Jimmy Reid

Personal information
- Full name: James Provan Reid
- Date of birth: 14 December 1935
- Place of birth: Dundee, Scotland
- Date of death: 9 October 2017 (aged 81)
- Place of death: Dundee, Scotland
- Position(s): Inside forward

Senior career*
- Years: Team / Apps / (Gls)
- Dundee St Joseph's
- 1955–1957: Dundee United / 44 / (16)
- 1957–1959: Bury / 21 / (9)
- 1959: Stockport County / 11 / (2)
- 1959: Dundee United / 7 / (1)
- 1959–1960: East Fife / 13 / (5)
- 1960–1961: Arbroath / 9 / (4)
- 1961–1962: Brechin City / 15 / (4)
- Total:  / 120 / (41)

= Jimmy Reid (footballer, born 1935) =

Scottish footballer

James Provan Reid (14 December 1935 – 9 October 2017) was a Scottish footballer who played as an inside forward for clubs including Dundee United, Bury and Stockport County.

==Playing career==
Born in Dundee, Jimmy Reid played junior football for Dundee St Joseph's.

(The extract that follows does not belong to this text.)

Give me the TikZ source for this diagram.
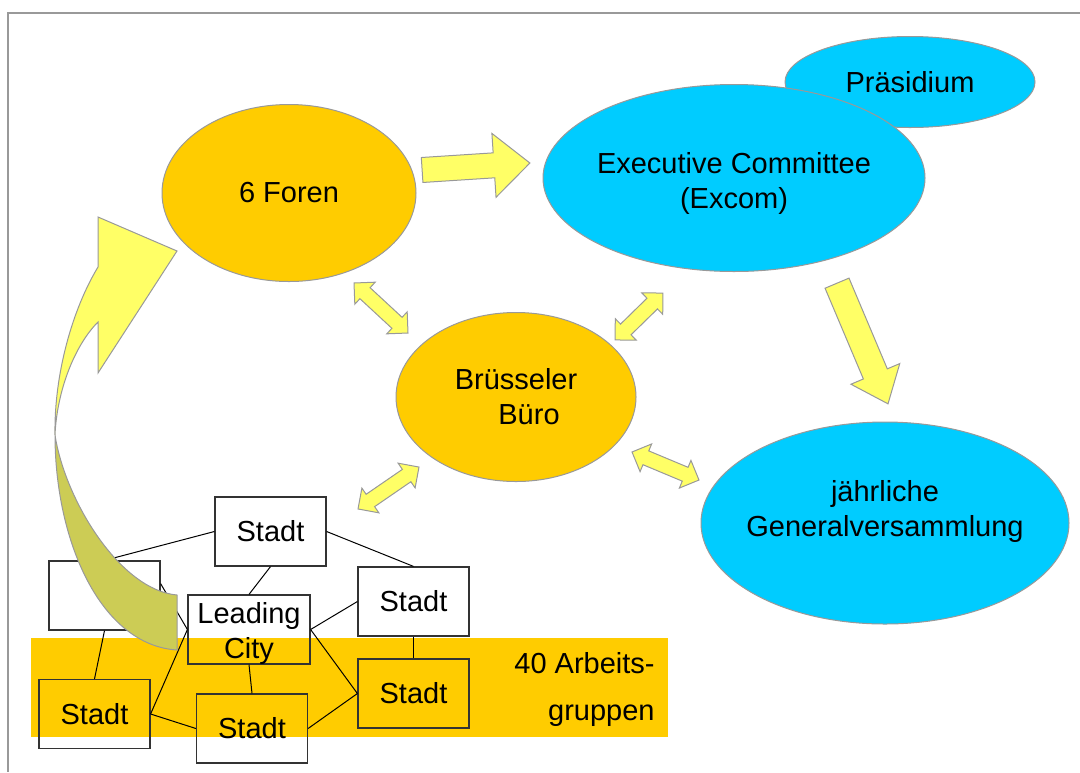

He made his Scottish Football League debut for Dundee United in March 1955, playing as a trialist against Hamilton Academical and then signing for the club immediately afterwards. He was a regular for the next two years until he was transferred to Football League club Bury in January 1957. He then joined Stockport County in March 1959 before returning to Dundee United in August 1959. Three months later he joined East Fife, later going on to play for Arbroath and Brechin City as well as junior teams.

==After football==
After retiring as a player, Reid opened a shop in the Seagate area of Dundee, which he ran for almost fifty years. He died in a Dundee care home in October 2017 aged 81, having suffered from dementia.